The Strange, Spectacular Con of Bobby Charles Thompson
Donors all over America opened their wallets for his United States Navy Veterans Association. Politicians all over Washington posed for grip-and-grins with him. But not only was he not a legitimate fundraiser for military families—he wasn’t even Bobby Charles Thompson. A look inside the hunt to catch one of the country’s biggest con men.
In February 2012, Celia Moore opened an e-mail from a man looking to rent a room in her Portland, Oregon, home. “Friendly toward all,” he wrote. “No criminal history.” The man introduced himself as a retired police officer relocating from New Mexico and Montana. His name, he said, was Don Morsette.
Moore, a 67-year-old former paralegal with a Portlandian love of NPR and a bookshelf full of Ursula K. Le Guin, owned an old Victorian farmhouse in a blue-collar neighborhood. When Don visited for an interview, she found him pleasant and chatty. He had a thicket of dark hair that rose from his forehead and looked as if it had seen its share of dye. When he offered to pay in cash, Moore declined but was unfazed. Her boarders often strayed from convention—“They’re living a different life,” she says.

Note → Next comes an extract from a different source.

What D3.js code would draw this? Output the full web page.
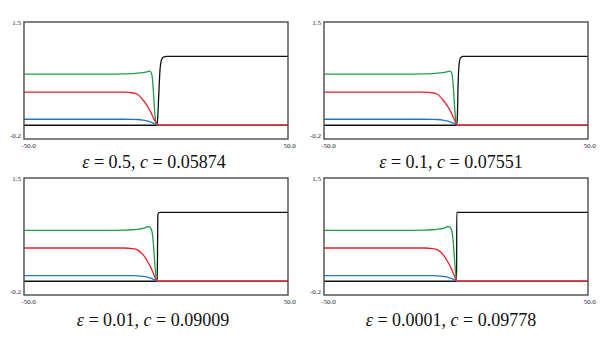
<!DOCTYPE html>
<html>
<head>
<meta charset="utf-8">
<script src="https://cdn.jsdelivr.net/npm/d3@7"></script>
<style>
html,body{margin:0;padding:0;background:#fff;}
svg{display:block;}
</style>
</head>
<body>
<svg id="chart" width="612" height="341"></svg>
<script>
// ---- data ----
const epsilons = ["0.5", "0.1", "0.01", "0.0001"];
const speeds = ["0.05874", "0.07551", "0.09009", "0.09778"];
const xDomain = [-50, 50];
const yDomain = [-0.2, 1.5];
const xTickLabels = ["-50.0", "50.0"];
const yTickLabels = ["-0.2", "1.5"];

// panel 1 : eps = 0.5
const p1Green = [[-50,0.742],[-20,0.742],[-12,0.745],[-9,0.75],[-7,0.756],[-5,0.765],[-4,0.772],[-3,0.782],[-2.5,0.786],[-2,0.775],[-1.5,0.72],[-1,0.5],[-0.5,0.2],[0,0.03],[0.5,0],[1,0],[50,0]];
const p1Red = [[-50,0.48],[-12,0.48],[-9,0.472],[-7,0.45],[-5,0.37],[-4,0.32],[-3,0.26],[-2.5,0.225],[-2,0.19],[-1.5,0.15],[-1,0.11],[-0.5,0.07],[0,0.035],[0.5,0.01],[1,0],[50,0]];
const p1Blue = [[-50,0.087],[-12,0.087],[-9,0.086],[-7,0.083],[-5,0.075],[-4,0.068],[-3,0.058],[-2,0.045],[-1,0.03],[0,0.015],[0.5,0.008],[1,0.003],[1.5,0],[50,0]];
const p1Black = [[-50,0],[0,0],[0.3,0.005],[0.6,0.08],[1,0.4],[1.5,0.8],[2,0.94],[2.5,0.98],[3,0.995],[4,1.0],[50,1.0]];

// panel 2 : eps = 0.1
const p2Green = [[-50,0.742],[-20,0.742],[-12,0.745],[-9,0.75],[-7,0.756],[-5,0.765],[-4,0.772],[-3,0.782],[-2.5,0.786],[-2,0.78],[-1.5,0.74],[-1,0.55],[-0.5,0.25],[0,0.04],[0.4,0],[1,0],[50,0]];
const p2Red = [[-50,0.48],[-12,0.48],[-9,0.472],[-7,0.45],[-5,0.37],[-4,0.32],[-3,0.265],[-2.5,0.23],[-2,0.195],[-1.5,0.155],[-1,0.115],[-0.5,0.07],[0,0.025],[0.4,0],[50,0]];
const p2Blue = [[-50,0.087],[-12,0.087],[-9,0.086],[-7,0.083],[-5,0.075],[-4,0.068],[-3,0.058],[-2,0.045],[-1,0.03],[0,0.01],[0.4,0],[50,0]];
const p2Black = [[-50,0],[0.2,0],[0.5,0.1],[0.8,0.6],[1,0.8],[1.5,0.96],[2,0.99],[2.5,1.0],[50,1.0]];

// panel 3 : eps = 0.01
const p3Green = [[-50,0.74],[-20,0.74],[-12,0.743],[-9,0.748],[-7,0.755],[-5,0.767],[-4,0.778],[-3.2,0.795],[-2.5,0.79],[-2,0.77],[-1.5,0.72],[-1,0.55],[-0.5,0.28],[0,0.06],[0.3,0],[1,0],[50,0]];
const p3Red = [[-50,0.483],[-12,0.483],[-9,0.475],[-7,0.455],[-5,0.39],[-4,0.34],[-3,0.275],[-2.5,0.24],[-2,0.2],[-1.5,0.16],[-1,0.115],[-0.5,0.065],[0,0.02],[0.3,0],[50,0]];
const p3Blue = [[-50,0.082],[-12,0.082],[-9,0.081],[-7,0.079],[-5,0.072],[-4,0.066],[-3,0.057],[-2,0.044],[-1,0.028],[0,0.008],[0.3,0],[50,0]];
const p3Black = [[-50,0],[0.45,0],[0.55,0.3],[0.65,0.8],[0.75,0.97],[1,0.995],[1.5,1.0],[50,1.0]];

// panel 4 : eps = 0.0001
const p4Green = [[-50,0.74],[-20,0.74],[-12,0.743],[-9,0.748],[-7,0.755],[-5,0.767],[-4,0.778],[-3.2,0.795],[-2.5,0.79],[-2,0.77],[-1.5,0.72],[-1,0.55],[-0.5,0.28],[0,0.06],[0.27,0],[1,0],[50,0]];
const p4Red = [[-50,0.483],[-12,0.483],[-9,0.475],[-7,0.455],[-5,0.39],[-4,0.34],[-3,0.275],[-2.5,0.24],[-2,0.2],[-1.5,0.16],[-1,0.115],[-0.5,0.065],[0,0.02],[0.27,0],[50,0]];
const p4Blue = [[-50,0.082],[-12,0.082],[-9,0.081],[-7,0.079],[-5,0.072],[-4,0.066],[-3,0.057],[-2,0.044],[-1,0.028],[0,0.008],[0.27,0],[50,0]];
const p4Black = [[-50,0],[0.25,0],[0.27,1.0],[50,1.0]];

const panelSeries = [
  [p1Black, p1Blue, p1Green, p1Red],
  [p2Black, p2Blue, p2Green, p2Red],
  [p3Black, p3Blue, p3Green, p3Red],
  [p4Black, p4Blue, p4Green, p4Red]
];

// ---- layout / style ----
const seriesColors = ["#111111", "#1f77c4", "#1f9e4b", "#e8202a"];
const layout = [
  {left: 24, top: 22, titleX: 154, titleY: 168},
  {left: 324, top: 22, titleX: 451, titleY: 168},
  {left: 24, top: 178, titleX: 153, titleY: 326},
  {left: 324, top: 178, titleX: 451, titleY: 326}
];
const W = 264, H = 117;

const svg = d3.select("#chart");

layout.forEach((L, i) => {
  const g = svg.append("g").attr("transform", `translate(${L.left},${L.top})`);
  const x = d3.scaleLinear().domain(xDomain).range([0, W]);
  const y = d3.scaleLinear().domain(yDomain).range([H, 0]);

  const line = d3.line()
    .x(d => x(d[0]))
    .y(d => y(d[1]))
    .curve(d3.curveMonotoneX);

  panelSeries[i].forEach((s, k) => {
    g.append("path")
      .datum(s)
      .attr("fill", "none")
      .attr("stroke", seriesColors[k])
      .attr("stroke-width", 1.3)
      .attr("d", line);
  });

  // frame
  g.append("rect")
    .attr("x", 0).attr("y", 0).attr("width", W).attr("height", H)
    .attr("fill", "none").attr("stroke", "#4a4a4a").attr("stroke-width", 1.4);

  // y tick labels
  const yAxis = d3.axisLeft(y).tickValues(yDomain).tickSize(0).tickPadding(3)
    .tickFormat((d, j) => yTickLabels[j]);
  const ya = g.append("g").call(yAxis);
  ya.select(".domain").remove();
  ya.selectAll("text")
    .attr("font-family", "Liberation Serif, serif")
    .attr("font-size", 7)
    .attr("fill", "#1c1c3c")
    .attr("dy", (d, j) => j === 0 ? "-0.2em" : "0.4em");

  // x tick labels
  const xAxis = d3.axisBottom(x).tickValues(xDomain).tickSize(0).tickPadding(4)
    .tickFormat((d, j) => xTickLabels[j]);
  const xa = g.append("g").attr("transform", `translate(0,${H})`).call(xAxis);
  xa.select(".domain").remove();
  xa.selectAll("text")
    .attr("font-family", "Liberation Serif, serif")
    .attr("font-size", 7)
    .attr("fill", "#1c1c3c")
    .attr("dx", (d, j) => j === 0 ? 4 : 1);

  // title
  const t = svg.append("text")
    .attr("x", L.titleX).attr("y", L.titleY)
    .attr("text-anchor", "middle")
    .attr("font-family", "Liberation Serif, serif")
    .attr("font-size", 18)
    .attr("fill", "#111");
  t.append("tspan").attr("font-style", "italic").text("ε");
  t.append("tspan").text(" = " + epsilons[i] + ", ");
  t.append("tspan").attr("font-style", "italic").text("c");
  t.append("tspan").text(" = " + speeds[i]);
});
</script>
</body>
</html>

Don proved to be a well-mannered tenant, and the stories he told hinted that he was more worldly than he looked. He said he was part Chippewa-Cree and mentioned a terrible divorce. She could tell when he awoke because she could smell the Bengay he rubbed on his knee—he said he’d been a great dancer before injuring it while kickboxing. During the day, he left the house, saying he was a consultant with Boeing. “I didn’t give a rip what he was doing as long as he had his rent,” Moore says. Over time, Don told Moore about his years as a Royal Canadian Mounted Police officer.
Then, about two months into Don’s stay, Moore was in bed and heard her dog growl. One of her other housemates came in. “We have a situation,” he said.
Downstairs, Moore found ten or so US marshals and Portland police officers in her living room. The head marshal introduced himself, then asked about her housemate Don—whom they had just arrested outside her front door.
Moore, concerned, asked if Don was okay.
“Well,” the marshal replied, “Don isn’t Don.”
Moore’s boarder didn’t work for Boeing. He was not a former cop, Native American, or divorced. And he’d been wanted on multiple felony charges for a year and a half.